Fußtritt statt Handschlag

Zur drohenden Ausweisung von Polen aus Berlin  ■ K O M M E N T A R

Er hat wahrlich keine glückliche Hand mit seinen Flüchtlingsweisungen, der Innensenator Erich Pätzold. Die erste - als „Magna Charta“ für Flüchtlinge aus Dritte-Welt -Ländern gefeiert - wurde von der Ausländerbehörde nach Gutdünken sabotiert und zerpflückt. Aus dem Schaden offenbar nicht klug geworden, hat man der Ausländerbehörde nun eine zweite, unpräzise Vorgabe auf den Tisch gelegt. Leidtragende sind dieses Mal polnische Staatsbürger, deren Denunzierung als lästige Wirtschaftsflüchtlinge damit ihren Höhepunkt gefunden hat. So lange ist es noch nicht her, da wurden sie mit einem „Herzlich Willkommen“ auf Senatsflugblättern begrüßt. Noch 1987, als die Innenminister der Länder erstmals beschlossen, abgelehnte Asylantragsteller aus Polen wieder abzuschieben, beschloß der Berliner Senat, ihnen stattdessen eine Duldung zu geben - weil Berlin „ein arbeits - und bevölkerungspolitisches Interesse an einer Polenzuwanderung hat“, hieß es damals. Die offizielle Geste des Handschlags ist dem Fußtritt gewichen. Die Politik des Rausschmisses erscheint um so zynischer angesichts des vor zwei Tagen geschlossenen Abkommens zwischen Bonn und Warschau. Das Kontingent polnischer Arbeitskräfte, die zeitlich begrenzt in der BRD legal arbeiten dürfen, wird aufgestockt. Was im neuen Entwurf des Ausländergesetzes unter dem Stichwort „Rotation“ Kritik und Empörung ausgelöst hat, wird somit Praxis, bevor über das Gesetz überhaupt abgestimmt worden ist. Andererseits droht einigen tausend Polen in Berlin, für die nun kein „arbeitspolitisches Interesse“ mehr besteht, die Ausweisung. Von denen leben viele seit Jahren hier, haben ihre Kinder eingeschult, Deutsch gelernt und versuchen, sich zu integrieren, so gut Arbeitsamt und Ausländerbehörde das eben zulassen.
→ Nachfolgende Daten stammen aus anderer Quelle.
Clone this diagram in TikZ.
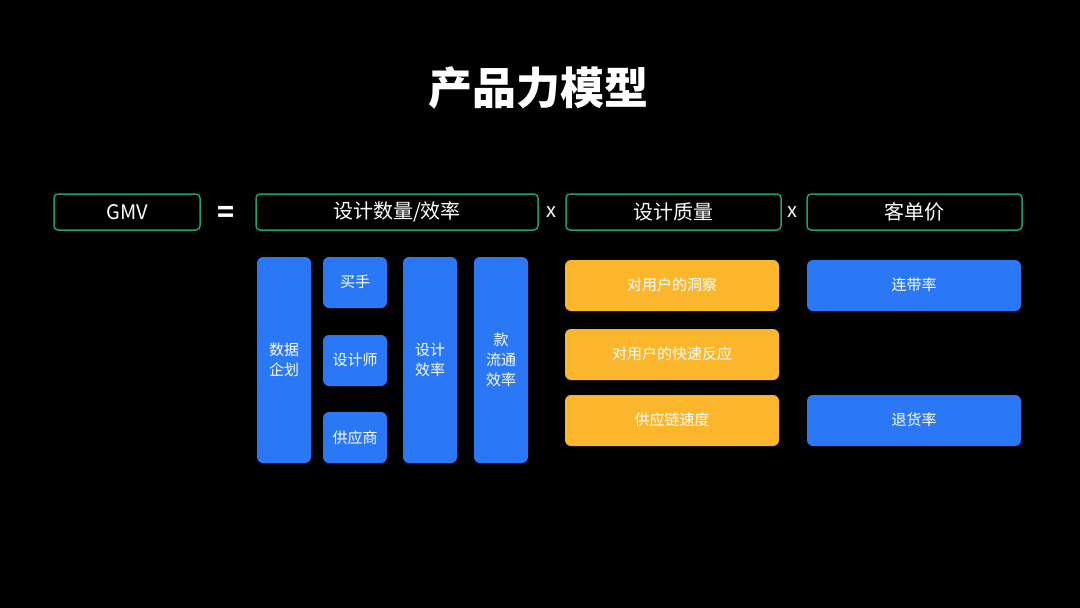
\documentclass[tikz,border=0pt]{standalone}
\usepackage{fontspec}
\setmainfont{Noto Sans CJK SC}
\begin{document}
\begin{tikzpicture}[x=1pt,y=-1pt,
 hdr/.style={draw=hgreen,line width=1.5pt,rounded corners=4pt,fill=black,text=white,font=\fontsize{20}{22}\selectfont},
 bb/.style={fill=bblue,rounded corners=6pt,text=white,font=\fontsize{15}{20}\selectfont,align=center},
 yb/.style={fill=yel,rounded corners=6pt,text=white,font=\fontsize{15}{20}\selectfont,align=center},
 op/.style={text=white,font=\bfseries\fontsize{28}{30}\selectfont}]
\definecolor{hgreen}{HTML}{1E9E7A}
\definecolor{bblue}{HTML}{2A78F6}
\definecolor{yel}{HTML}{FBB62B}
\fill[black] (0,0) rectangle (1080,608);
\useasboundingbox (0,0) rectangle (1080,608);
\node[text=white,font=\bfseries\fontsize{44}{48}\selectfont] (title) at (538,88) {产品力模型};
\path[hdr] (54,194) rectangle (200,230); \node[hdr,draw=none,fill=none] (gmv) at (127,212) {GMV};
\node[op] (eq) at (226,214) {=};
\path[hdr] (256,194) rectangle (538,230); \node[hdr,draw=none,fill=none] (h1) at (397,212) {设计数量/效率};
\node[op,font=\fontsize{20}{22}\selectfont] (x1) at (551,212) {x};
\path[hdr] (566,194) rectangle (781,230); \node[hdr,draw=none,fill=none] (h2) at (673,212) {设计质量};
\node[op,font=\fontsize{20}{22}\selectfont] (x2) at (792,212) {x};
\path[hdr] (807,194) rectangle (1022,230); \node[hdr,draw=none,fill=none] (h3) at (914,212) {客单价};
\path[bb] (257,257) rectangle (311,463); \node[bb,fill=none] (a1) at (284,360) {数据\\企划};
\path[bb] (323,257) rectangle (387,308); \node[bb,fill=none] (a2) at (355,282) {买手};
\path[bb] (323,335) rectangle (387,386); \node[bb,fill=none] (a3) at (355,360) {设计师};
\path[bb] (323,412) rectangle (387,463); \node[bb,fill=none] (a4) at (355,438) {供应商};
\path[bb] (403,257) rectangle (457,463); \node[bb,fill=none] (a5) at (430,360) {设计\\效率};
\path[bb] (474,257) rectangle (528,463); \node[bb,fill=none] (a6) at (501,360) {款\\流通\\效率};
\path[yb] (565,260) rectangle (779,311); \node[yb,fill=none] (b1) at (672,285) {对用户的洞察};
\path[yb] (565,329) rectangle (779,380); \node[yb,fill=none] (b2) at (672,354) {对用户的快速反应};
\path[yb] (565,395) rectangle (779,446); \node[yb,fill=none] (b3) at (672,420) {供应链速度};
\path[bb] (807,260) rectangle (1021,311); \node[bb,fill=none] (c1) at (914,285) {连带率};
\path[bb] (807,395) rectangle (1021,446); \node[bb,fill=none] (c2) at (914,420) {退货率};
\end{tikzpicture}
\end{document}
In Polen erwartet sie nichts weiter als ein Land kurz vor dem Zusammenbruch, das ihnen aller Voraussicht nach weder Wohnung noch Arbeit bieten kann. Bislang ist dem Senat nicht viel mehr eingefallen, als die Schuld bei den Innenministern zu suchen - für eine rot-grüne Landesregierung ein Armutszeugnis.